The Cloud Products Requirements Document - henceforth, "PRD" - defines the high-level aims of the Cloud product. Significant points include:

  • The product will be delivered as a self-contained image (AMI, qcow2, raw.xz, etc). This means testing of the product will not require any form of installation testing.
  • Aims to support the cattle aspect of the [pets vs cattle] metaphor of computing.
  • The product will be used on public and private cloud infrastructures.
  • The product will have access to Fedora package collections, this includes: Access to the standard Fedora package repositories, Standard language stacks (like Python, Ruby, NodeJS, PHP), and Modernized language and application-specific stacks (perhaps in the form of SCLs) for running user-space applications.
  • The product WG has a goal of being able to automatically generate and upload images with updated package sets out of band from normal Fedora releases. This will require a significant amount of testing and work to develop the needed infrastructure for testing generated images.
  • The product WG aims to increase support for Docker with a custom container image.
  • The product WG aims to provide an streamlined Atomic image for running containers (such as Docker containers).
  • Cloud images also need to be able to support traditional server roles, transitioning one of your "cattle" into a pet (while in the cloud).
  • Various requirements for the base system are documented in the Server TS, some of which are specific to Cloud.

Proposed test coverage

It is reasonable to assume that most of our existing Fedora_Release_Criteria, with the exception of those specifically relating to desktop functionality and installation (anaconda), will be held to apply to the Cloud product.
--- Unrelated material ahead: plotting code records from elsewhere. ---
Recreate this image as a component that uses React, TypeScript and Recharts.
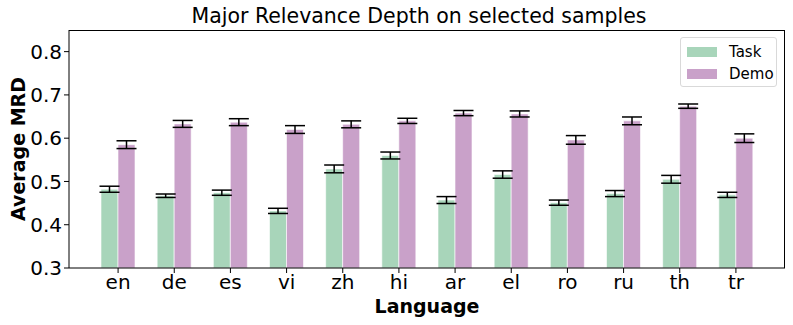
import { BarChart, Bar, XAxis, YAxis, ErrorBar, Label } from "recharts";

const languages = ["en", "de", "es", "vi", "zh", "hi", "ar", "el", "ro", "ru", "th", "tr"];
const taskMean = [0.482, 0.467, 0.474, 0.432, 0.529, 0.56, 0.457, 0.516, 0.451, 0.472, 0.505, 0.469];
const taskErr = [0.007, 0.004, 0.006, 0.006, 0.009, 0.008, 0.008, 0.0085, 0.006, 0.007, 0.009, 0.006];
const demoMean = [0.585, 0.633, 0.637, 0.62, 0.632, 0.64, 0.658, 0.656, 0.596, 0.64, 0.674, 0.6];
const demoErr = [0.009, 0.008, 0.008, 0.009, 0.008, 0.006, 0.006, 0.007, 0.01, 0.009, 0.005, 0.01];
const yTicks = [0.3, 0.4, 0.5, 0.6, 0.7, 0.8];
const seriesNames = ["Task", "Demo"];

const TASK_COLOR = "#a8d5ba";
const DEMO_COLOR = "#c9a1c9";
const FONT = "'DejaVu Sans', sans-serif";

const data = languages.map((lang, i) => ({
  lang,
  Task: taskMean[i],
  taskErr: taskErr[i],
  Demo: demoMean[i],
  demoErr: demoErr[i],
}));

const TICK_STYLE = { fontSize: 20, fill: "#000", fontFamily: FONT };

function LegendBox() {
  const colors = [TASK_COLOR, DEMO_COLOR];
  return (
    <div
      style={{
        position: "absolute",
        left: 680,
        top: 37,
        width: 97,
        height: 50,
        border: "1px solid #d9d9d9",
        borderRadius: 3,
        background: "#fff",
        padding: "3px 0 0 6px",
        fontFamily: FONT,
        fontSize: 15,
        color: "#000",
        boxSizing: "border-box",
      }}
    >
      {seriesNames.map((name, i) => (
        <div key={name} style={{ display: "flex", alignItems: "center", height: 22 }}>
          <span style={{ display: "inline-block", width: 30, height: 10, background: colors[i], marginRight: 12 }} />
          <span>{name}</span>
        </div>
      ))}
    </div>
  );
}

export default function App() {
  return (
    <div style={{ position: "absolute", left: 0, top: 0, width: 793, height: 325, background: "#fff" }}>
      <div
        style={{
          position: "absolute",
          left: 0,
          width: 838,
          top: 4,
          textAlign: "center",
          fontFamily: FONT,
          fontSize: 20.5,
          color: "#000",
          lineHeight: "24px",
        }}
      >
        Major Relevance Depth on selected samples
      </div>
      <BarChart
        width={793}
        height={325}
        data={data}
        margin={{ top: 30, right: 8, left: 0, bottom: 0 }}
        barGap={0}
        barSize={17}
      >
        <XAxis
          dataKey="lang"
          tick={TICK_STYLE}
          tickLine={{ stroke: "#000" }}
          axisLine={{ stroke: "#000", strokeWidth: 1 }}
          tickSize={5}
          height={57}
          padding={{ left: 21, right: 21 }}
          interval={0}
        >
          <Label
            content={() => (
              <text
                x={427}
                y={306}
                textAnchor="middle"
                dominantBaseline="central"
                style={{ fontFamily: FONT, fontSize: 19, fontWeight: "bold", fill: "#000" }}
              >
                Language
              </text>
            )}
          />
        </XAxis>
        <YAxis
          domain={[0.3, 0.85]}
          ticks={yTicks}
          allowDataOverflow
          tick={TICK_STYLE}
          tickFormatter={(v: number) => v.toFixed(1)}
          tickLine={{ stroke: "#000" }}
          axisLine={{ stroke: "#000", strokeWidth: 1 }}
          tickSize={5}
          width={69}
        >
          <Label
            content={() => (
              <text
                x={18}
                y={149}
                transform="rotate(-90 18 149)"
                textAnchor="middle"
                dominantBaseline="central"
                style={{ fontFamily: FONT, fontSize: 19, fontWeight: "bold", fill: "#000" }}
              >
                Average MRD
              </text>
            )}
          />
        </YAxis>
        <Bar dataKey="Task" fill={TASK_COLOR} stroke="#fff" strokeWidth={0.6} isAnimationActive={false}>
          <ErrorBar dataKey="taskErr" width={10} stroke="#000" strokeWidth={1.5} direction="y" />
        </Bar>
        <Bar dataKey="Demo" fill={DEMO_COLOR} stroke="#fff" strokeWidth={0.6} isAnimationActive={false}>
          <ErrorBar dataKey="demoErr" width={10} stroke="#000" strokeWidth={1.5} direction="y" />
        </Bar>
      </BarChart>
      {/* axes frame (matplotlib spines) */}
      <div
        style={{
          position: "absolute",
          left: 69,
          top: 30,
          width: 716,
          height: 238,
          borderTop: "1px solid #000",
          borderRight: "1px solid #000",
          boxSizing: "border-box",
          pointerEvents: "none",
        }}
      />
      <LegendBox />
    </div>
  );
}
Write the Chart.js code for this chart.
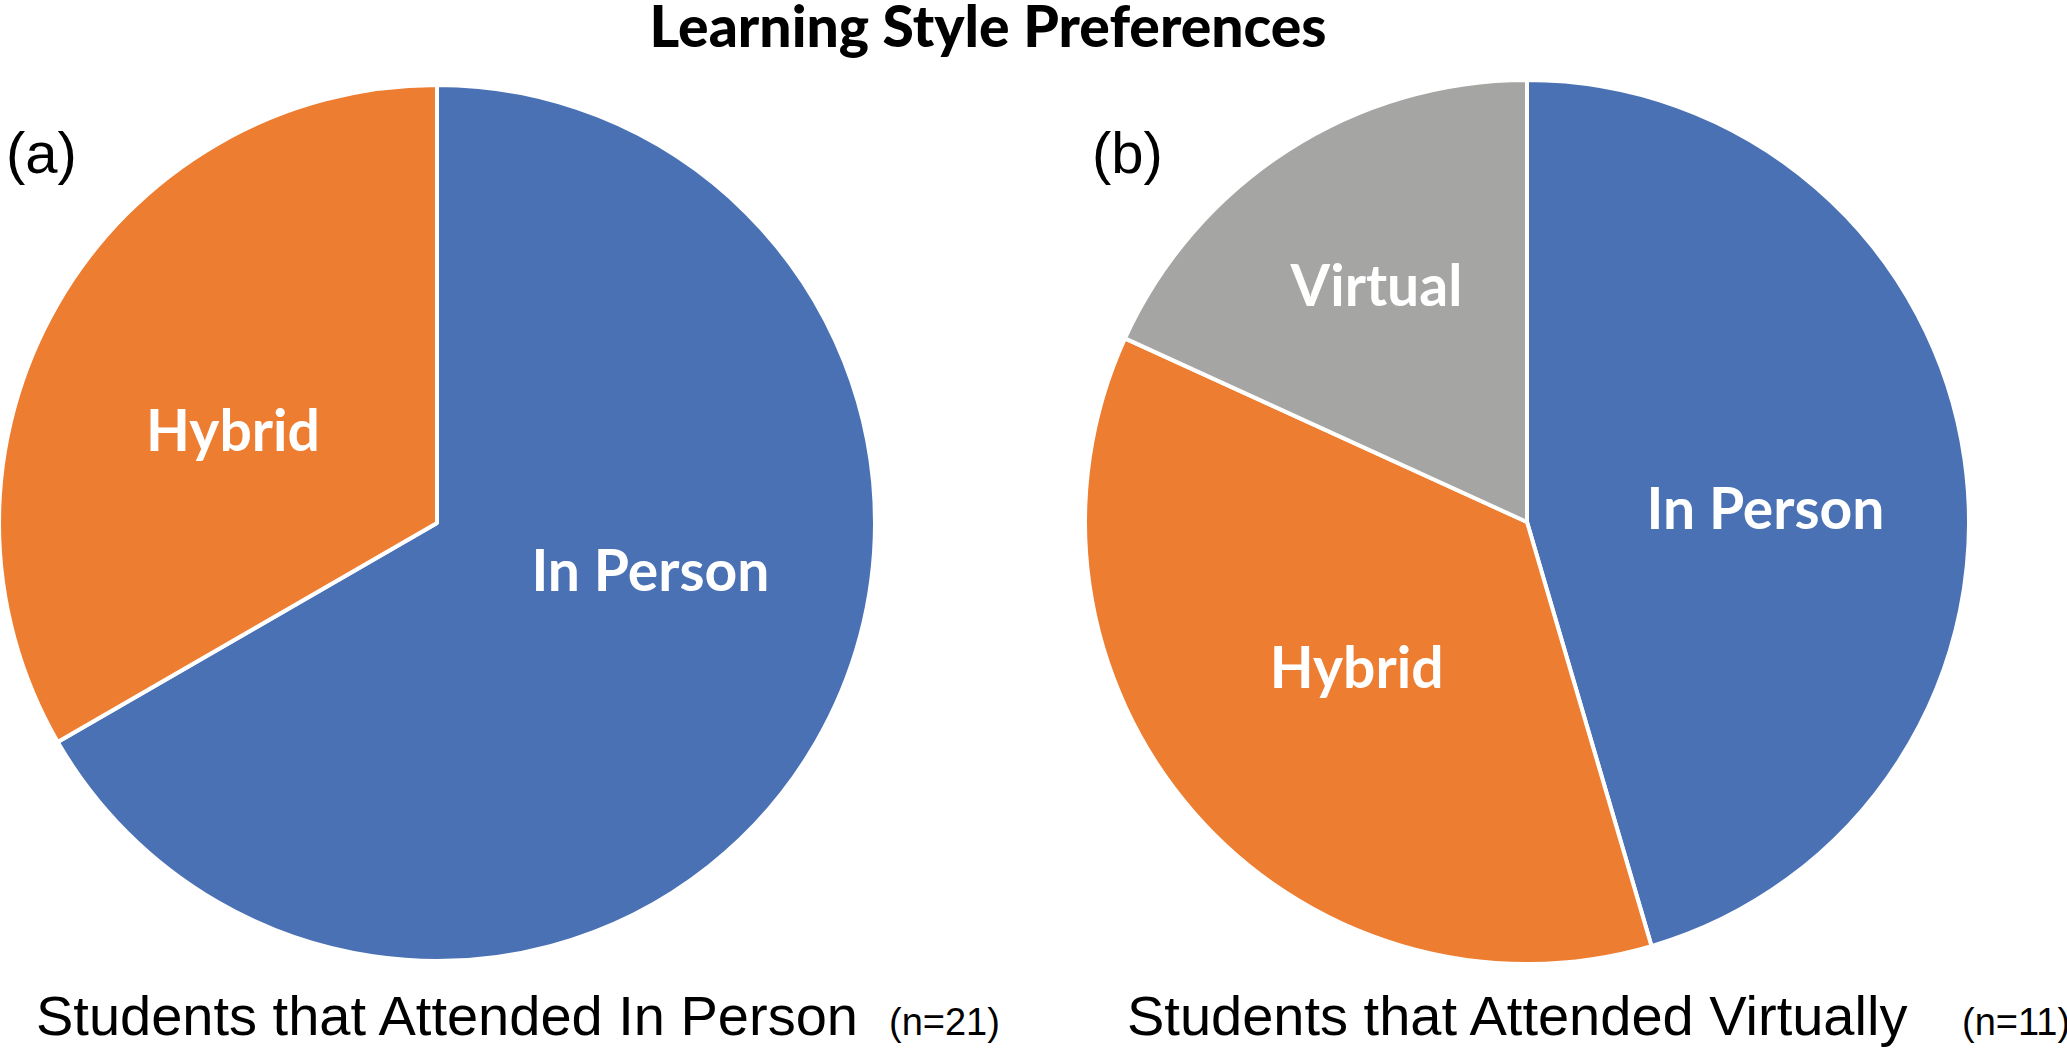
<!DOCTYPE html>
<html>
<head>
<meta charset="utf-8">
<script src="https://cdn.jsdelivr.net/npm/chart.js@4"></script>
<style>
  html, body { margin: 0; padding: 0; background: #fff; }
  #stage { position: relative; width: 2067px; height: 1049px; overflow: hidden; background: #fff; }
  canvas { position: absolute; }
  .txt { position: absolute; white-space: nowrap; color: #000; line-height: 1; z-index: 2; }
  #title { font-family: Lato, sans-serif; font-weight: 900; font-size: 57px; top: -3px; left: 988px; transform: translateX(-50%); }
  .tag { font-family: "Liberation Sans", Arial, sans-serif; font-size: 58px; top: 124px; }
  .cap { font-family: "Liberation Sans Narrow", "Liberation Sans", sans-serif; font-size: 56px; top: 988px; }
  .n { font-family: "Liberation Sans Narrow", "Liberation Sans", sans-serif; font-size: 38px; top: 1003px; }
</style>
</head>
<body>
<div id="stage">
  <canvas id="pieA" width="880" height="880" style="left:-3px; top:83px;"></canvas>
  <canvas id="pieB" width="888" height="888" style="left:1083px; top:78px;"></canvas>
  <div id="title" class="txt">Learning Style Preferences</div>
  <div class="txt tag" style="left:6px;">(a)</div>
  <div class="txt tag" style="left:1092px;">(b)</div>
  <div class="txt cap" style="left:36px;">Students that Attended In Person</div>
  <div class="txt n" style="left:889px;">(n=21)</div>
  <div class="txt cap" style="left:1127px;">Students that Attended Virtually</div>
  <div class="txt n" style="left:1962px;">(n=11)</div>
</div>
<script>
// --- data ---
const inPersonLabels = ['In Person', 'Hybrid'];
const inPersonCounts = [14, 7];          // n = 21
const virtualLabels = ['In Person', 'Hybrid', 'Virtual'];
const virtualCounts = [5, 4, 2];         // n = 11

const COLORS = {
    'In Person': '#4A71B4',
    'Hybrid': '#ED7D31',
    'Virtual': '#A5A5A4'
};

// draws the white bold labels inside each slice
const sliceLabels = {
    id: 'sliceLabels',
    afterDatasetsDraw(chart, args, opts) {
        const { ctx } = chart;
        const spots = opts.spots || [];
        ctx.save();
        ctx.font = '700 57px Lato, "Open Sans", sans-serif';
        ctx.fillStyle = '#ffffff';
        ctx.textAlign = 'center';
        ctx.textBaseline = 'middle';
        chart.getDatasetMeta(0).data.forEach((arc, i) => {
            const p = arc.getProps(['x', 'y', 'startAngle', 'endAngle', 'outerRadius'], true);
            const spot = spots[i] || { turn: 0, reach: 0.5 };
            const a = (p.startAngle + p.endAngle) / 2 + spot.turn * Math.PI / 180;
            const r = p.outerRadius * spot.reach;
            ctx.fillText(chart.data.labels[i], p.x + Math.cos(a) * r, p.y + Math.sin(a) * r);
        });
        ctx.restore();
    }
};

function makePie(id, labels, counts, spots) {
    return new Chart(document.getElementById(id), {
        type: 'pie',
        data: {
            labels: labels,
            datasets: [{
                data: counts,
                backgroundColor: labels.map(l => COLORS[l]),
                borderColor: '#ffffff',
                borderWidth: 4
            }]
        },
        options: {
            responsive: false,
            animation: false,
            devicePixelRatio: 1,
            layout: { padding: 0 },
            plugins: {
                legend: { display: false },
                tooltip: { enabled: false },
                sliceLabels: { spots: spots }
            }
        },
        plugins: [sliceLabels]
    });
}

makePie('pieA', inPersonLabels, inPersonCounts, [
    { turn: -17, reach: 0.50 },
    { turn: -6, reach: 0.51 }
]);
makePie('pieB', virtualLabels, virtualCounts, [
    { turn: 5.5, reach: 0.54 },
    { turn: 0, reach: 0.51 },
    { turn: 0, reach: 0.63 }
]);
</script>
</body>
</html>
It is therefore equally reasonable to assume our existing QA:Base_validation_testing processes will apply to the Cloud product, while a more thorough Cloud validation testing matrix will need to be created and run for along with existing test matrices for each released image of the Cloud product.

We will also require additional Cloud-specific testing to fully validate images. Developing the automated testing of generated images will form the majority of this work. Specific images (Docker and Big Data for example) will also require their own form of validation (though a large portion of these could likely be automated). All of the "featured" images will need to be tested to ensure they meet the "mandatory requirements" defined in the PRD.